Guests From that fire which marked your charred and tortured body
We carried a torch which lights our souls
We lit with it the flame of freedom
We carried it to battles for our land
(Haim Guri)
Translation: L.V. Snowman

Inspired by the words of this poem, WIZO Israel sent a delegation on a mission to Poland. Led by WIZO Israel Chairperson Gila Oshrat, the mission included WIZO Israel executives, chairmen, managers and WIZO volunteers from across Israel.

The mission to Poland served to both honor a thousand years of Jewish history in Europe as well as commemorate the once vibrant WIZO Poland Federation that was annihilated alongside Polish Jewry in the Holocaust. The delegation visited the cities of Warsaw, Lublin, Krakow and Lodz, as well as synagogues, cemeteries, and the Madjanek and Auschwitz-Birkenau  death camps. The group also attended a memorial service at the Radagast train station in Lodz, the site of the deportation of Lodz Jewry, where the delegation adorned memorial sites and monuments with WIZO wreaths.

One of the services which focused especially on heroic women in the Holocaust was especially meaningful for the group. One highlight from this ceremony was the group's entrance to Birkenau , where the women entered the camp signing  the 'Partisan Song' one of the chief anthems of the Holocaust, and waving both Israeli and WIZO flags. Other partcipants were visibly moved by the service. 

Throughout the course of the trip, Gila Oshrat described the fate of WIZO's Polish Federation and its important work throughout World War Two, sharing portions of letters from the federation that had been preserved in the WIZO archives in Jerusalem, the details of which surprised and moved other participants on the mission.
One of the group's most exciting meetings was held in Krakow, where the delegation had the opportunity to meet Paulina, a member of the Righteous Among the Nations. The group also met with Israeli Ambassador to Poland Zvi Rav-Ner and members of the local Jewish community, during which they examined the possibility to relaunching WIZO activities in Poland. With these sentiments, the group returned from the trip, full of memories and impressions, and motivated to put their experiences to good use.

Gila Oshrat explained, "We travelled to Poland for a trip to honor the one thousand years of glorious Jewish history that was destroyed, with the Holocaust constituting one important and meaningful segment of this history. We returned from Poland as different women.

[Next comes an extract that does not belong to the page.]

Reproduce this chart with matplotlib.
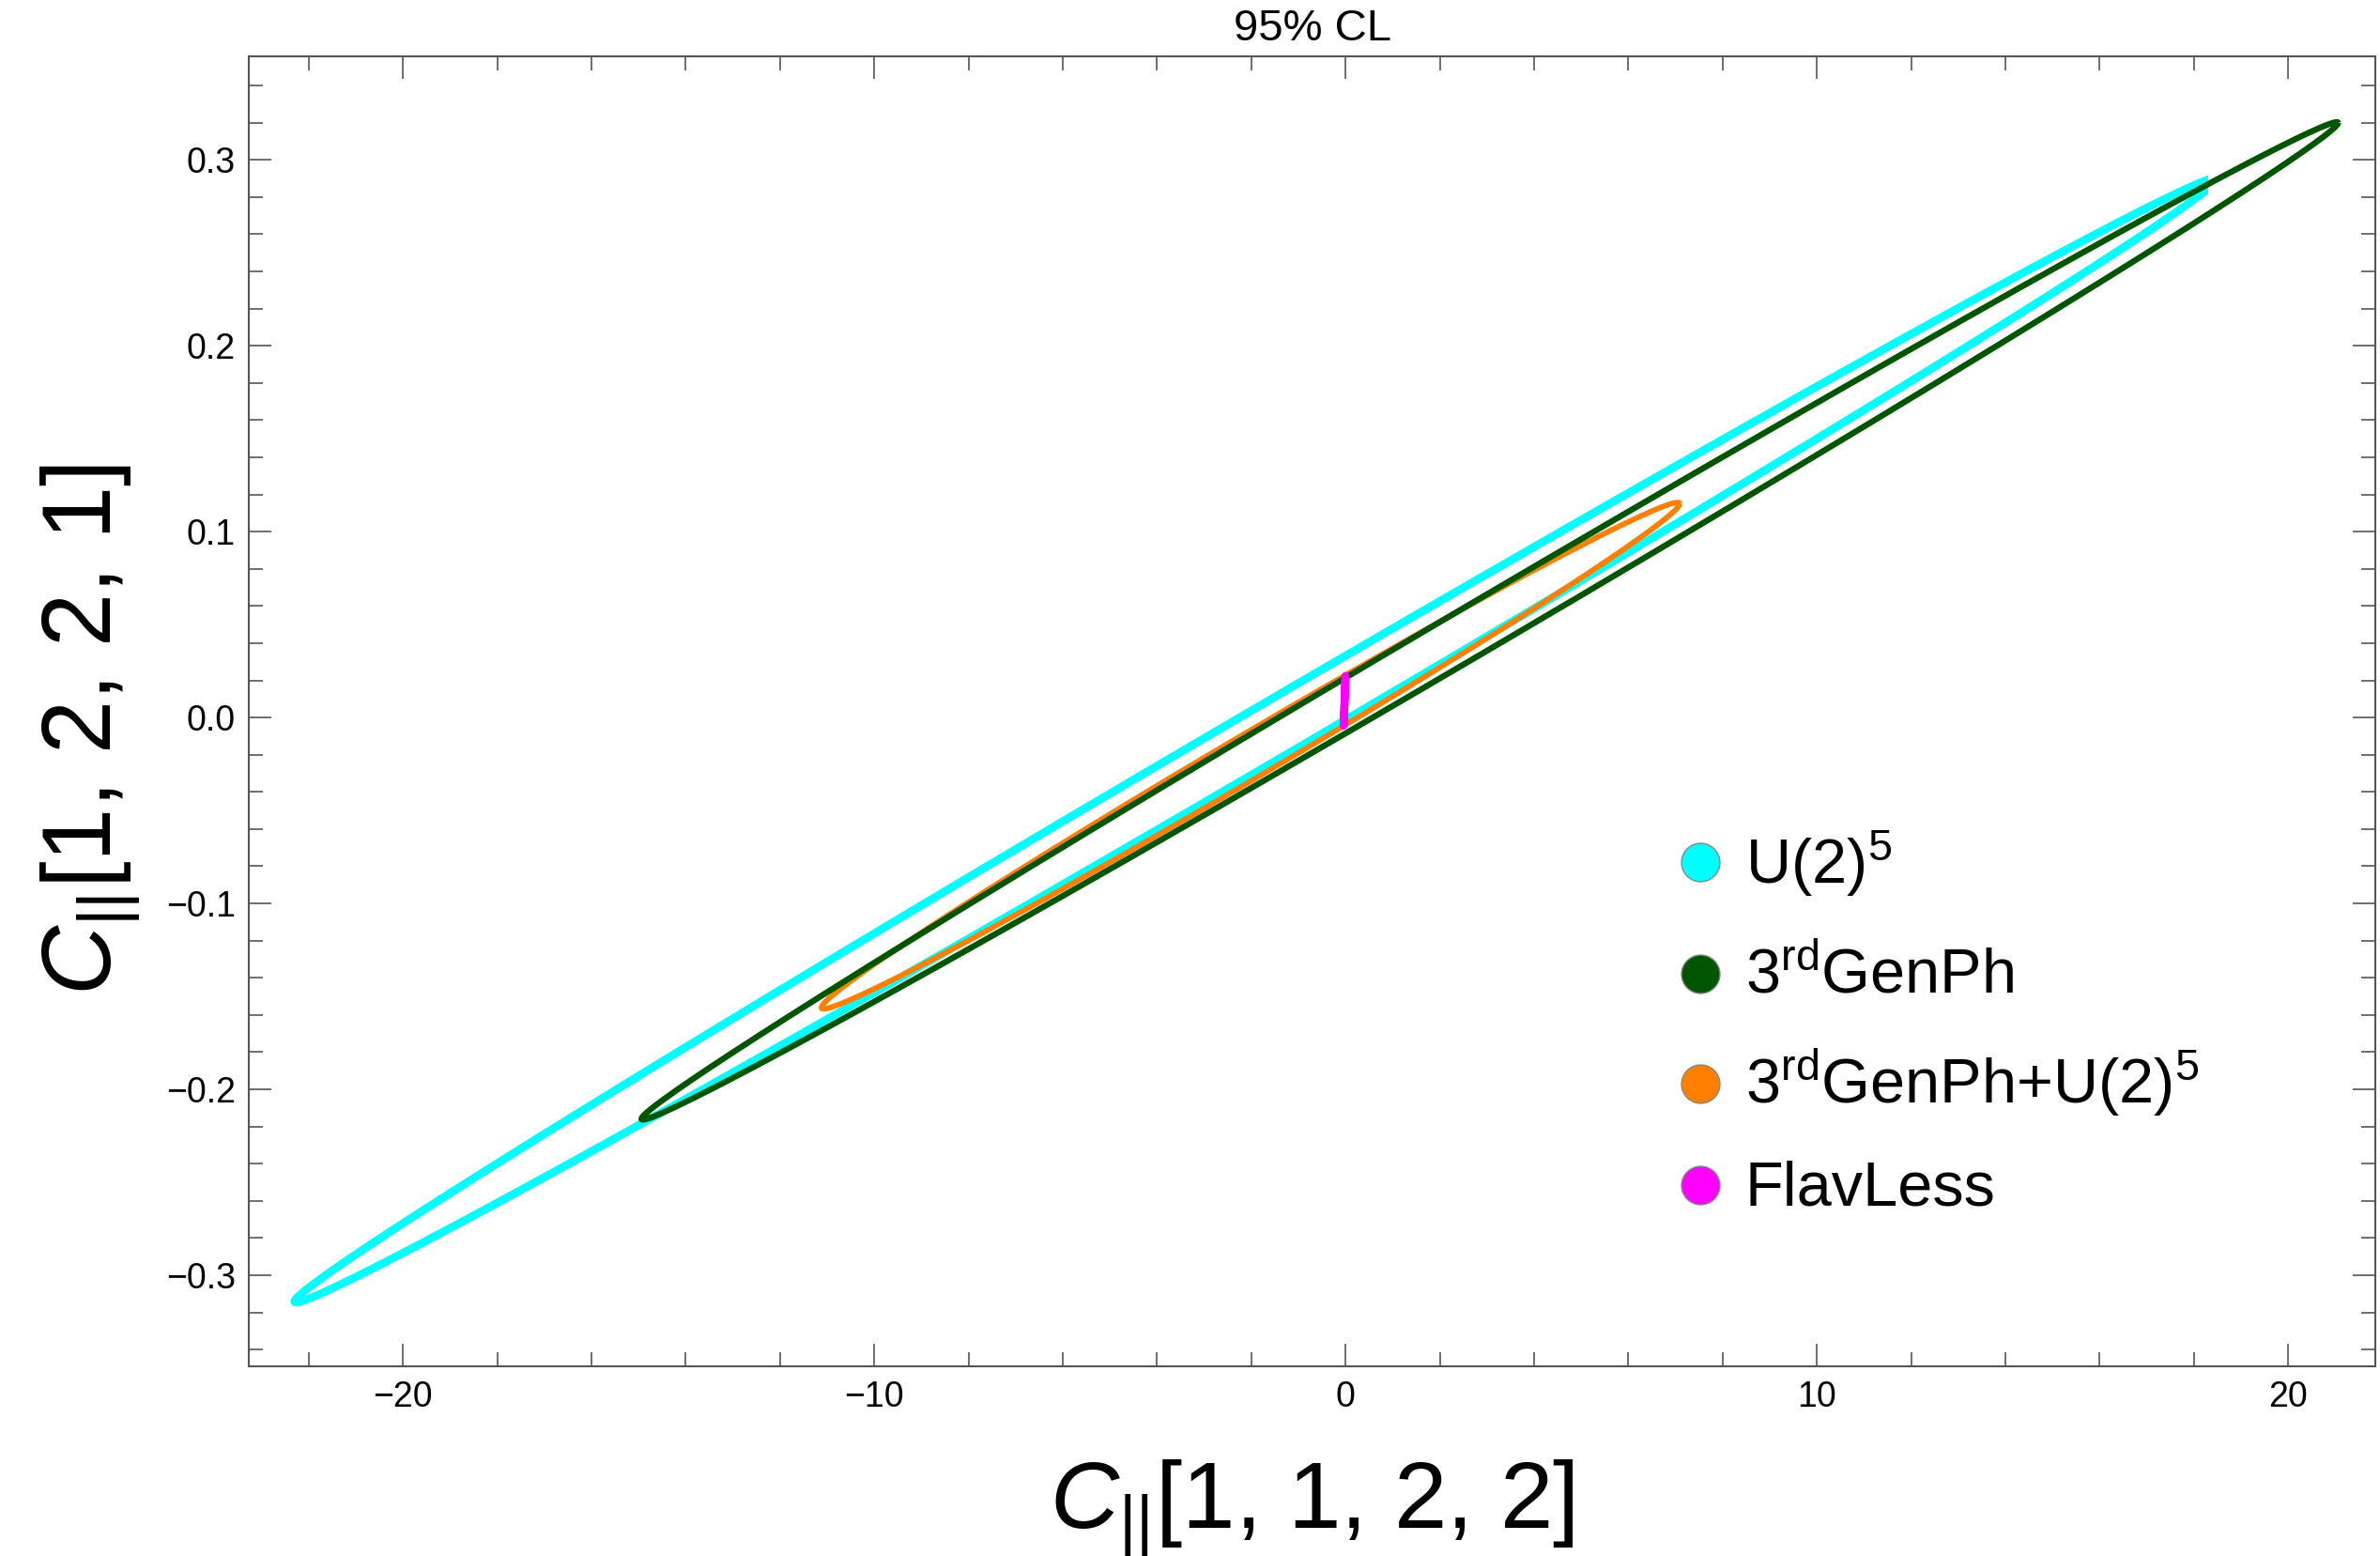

This was a difficult experience, one which both moved us and shook us to our cores. I believe that each and every one of us must visit Poland in order to witness the magnificence that once was this Jewish community and to visit the concentration camps. Only on a trip like this can one sense the terrible tragedy that claimed the lives of six million men, women and children. To comprehend that we'll never be able to truly understand that anyone who ever entered Auschwitz would never leave there, and that someone who never had to enter will never enter. Following the Holocaust, this mission has strengthened our identity as the Jewish people and the strengthened our recognition for the need for a national Jewish homeland. While this mission to Poland commemorates the Jewish communities that were destroyed and the WIZO federation that was annihilated, the goal of this journey is to spread the seeds of WIZO in Poland and to ensure that the continuity of the Jewish people will never be broken."